## What you are asked to do
Each line from the beginning of the data below through the line containing "y_ticks = [1000, 2000, 3000, 4000, 5000, 6000, 7000, 8000, 9000]" should be repeated exactly, please.

>> BEGIN

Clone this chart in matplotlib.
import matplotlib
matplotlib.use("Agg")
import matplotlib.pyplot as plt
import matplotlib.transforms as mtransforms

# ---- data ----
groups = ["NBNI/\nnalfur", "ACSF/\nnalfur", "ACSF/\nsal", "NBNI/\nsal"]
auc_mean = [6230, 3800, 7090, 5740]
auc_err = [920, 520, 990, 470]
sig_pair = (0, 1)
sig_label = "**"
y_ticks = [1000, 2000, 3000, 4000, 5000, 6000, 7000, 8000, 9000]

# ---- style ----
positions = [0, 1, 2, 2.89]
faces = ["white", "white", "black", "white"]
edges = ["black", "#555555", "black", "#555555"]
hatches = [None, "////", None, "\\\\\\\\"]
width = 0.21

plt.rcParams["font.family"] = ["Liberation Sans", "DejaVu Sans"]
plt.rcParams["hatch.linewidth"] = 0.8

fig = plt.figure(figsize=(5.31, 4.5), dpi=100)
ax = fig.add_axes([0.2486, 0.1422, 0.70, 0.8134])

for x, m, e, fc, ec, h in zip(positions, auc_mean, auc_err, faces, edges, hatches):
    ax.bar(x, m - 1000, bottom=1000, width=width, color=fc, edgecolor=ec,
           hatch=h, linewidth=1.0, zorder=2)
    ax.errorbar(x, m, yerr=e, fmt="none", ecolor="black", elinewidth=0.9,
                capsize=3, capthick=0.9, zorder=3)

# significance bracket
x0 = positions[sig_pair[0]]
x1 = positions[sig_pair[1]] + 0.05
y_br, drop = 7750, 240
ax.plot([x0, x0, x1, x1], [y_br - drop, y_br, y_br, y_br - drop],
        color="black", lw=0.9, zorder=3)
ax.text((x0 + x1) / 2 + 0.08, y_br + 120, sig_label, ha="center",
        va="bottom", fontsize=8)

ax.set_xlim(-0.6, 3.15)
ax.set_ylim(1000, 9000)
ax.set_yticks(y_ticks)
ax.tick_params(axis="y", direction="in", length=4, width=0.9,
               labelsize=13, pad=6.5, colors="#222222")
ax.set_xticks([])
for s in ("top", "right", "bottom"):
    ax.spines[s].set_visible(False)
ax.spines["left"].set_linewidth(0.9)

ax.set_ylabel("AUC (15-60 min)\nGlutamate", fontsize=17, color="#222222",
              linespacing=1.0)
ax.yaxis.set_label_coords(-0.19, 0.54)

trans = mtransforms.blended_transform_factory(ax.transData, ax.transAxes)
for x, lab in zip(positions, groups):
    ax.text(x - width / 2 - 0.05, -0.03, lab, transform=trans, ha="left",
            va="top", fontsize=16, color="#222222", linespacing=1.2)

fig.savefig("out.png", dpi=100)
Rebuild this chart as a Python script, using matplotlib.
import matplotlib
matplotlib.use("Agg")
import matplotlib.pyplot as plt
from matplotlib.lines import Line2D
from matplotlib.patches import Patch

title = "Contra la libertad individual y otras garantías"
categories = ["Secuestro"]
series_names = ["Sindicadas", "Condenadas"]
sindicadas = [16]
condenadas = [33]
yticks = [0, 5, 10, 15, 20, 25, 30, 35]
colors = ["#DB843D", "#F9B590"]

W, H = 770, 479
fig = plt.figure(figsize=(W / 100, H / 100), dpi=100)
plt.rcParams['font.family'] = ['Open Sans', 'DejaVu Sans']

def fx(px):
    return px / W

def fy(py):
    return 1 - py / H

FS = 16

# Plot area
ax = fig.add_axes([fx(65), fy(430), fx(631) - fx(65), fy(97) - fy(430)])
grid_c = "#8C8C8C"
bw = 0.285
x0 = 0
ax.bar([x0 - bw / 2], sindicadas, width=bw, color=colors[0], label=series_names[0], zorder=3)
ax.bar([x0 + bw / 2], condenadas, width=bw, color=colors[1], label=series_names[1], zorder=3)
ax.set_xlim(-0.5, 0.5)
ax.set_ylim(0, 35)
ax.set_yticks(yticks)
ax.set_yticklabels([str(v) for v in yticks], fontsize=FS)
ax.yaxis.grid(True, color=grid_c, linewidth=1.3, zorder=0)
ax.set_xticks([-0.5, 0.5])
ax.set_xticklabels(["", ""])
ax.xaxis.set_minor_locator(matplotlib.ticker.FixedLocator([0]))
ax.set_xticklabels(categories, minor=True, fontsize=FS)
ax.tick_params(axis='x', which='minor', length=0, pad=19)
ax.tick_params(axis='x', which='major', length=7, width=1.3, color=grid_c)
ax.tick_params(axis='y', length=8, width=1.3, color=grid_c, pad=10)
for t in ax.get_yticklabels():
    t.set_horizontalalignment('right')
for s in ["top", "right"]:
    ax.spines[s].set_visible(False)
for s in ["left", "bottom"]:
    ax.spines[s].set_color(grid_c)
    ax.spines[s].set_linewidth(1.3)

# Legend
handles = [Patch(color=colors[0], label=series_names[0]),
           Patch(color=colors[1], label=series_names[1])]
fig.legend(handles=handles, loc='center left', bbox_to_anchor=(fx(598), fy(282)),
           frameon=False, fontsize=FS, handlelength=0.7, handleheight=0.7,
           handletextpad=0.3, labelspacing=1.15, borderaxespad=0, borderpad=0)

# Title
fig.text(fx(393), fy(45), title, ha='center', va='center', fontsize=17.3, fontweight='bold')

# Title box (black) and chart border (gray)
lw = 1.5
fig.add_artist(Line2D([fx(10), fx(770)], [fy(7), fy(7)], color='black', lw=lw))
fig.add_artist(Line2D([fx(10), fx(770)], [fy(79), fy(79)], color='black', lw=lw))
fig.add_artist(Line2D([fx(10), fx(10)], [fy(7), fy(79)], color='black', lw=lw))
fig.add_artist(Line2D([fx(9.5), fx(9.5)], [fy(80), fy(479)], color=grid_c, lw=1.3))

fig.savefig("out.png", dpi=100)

>> END

## Full response
Clone this chart in matplotlib.
import matplotlib
matplotlib.use("Agg")
import matplotlib.pyplot as plt
import matplotlib.transforms as mtransforms

# ---- data ----
groups = ["NBNI/\nnalfur", "ACSF/\nnalfur", "ACSF/\nsal", "NBNI/\nsal"]
auc_mean = [6230, 3800, 7090, 5740]
auc_err = [920, 520, 990, 470]
sig_pair = (0, 1)
sig_label = "**"
y_ticks = [1000, 2000, 3000, 4000, 5000, 6000, 7000, 8000, 9000]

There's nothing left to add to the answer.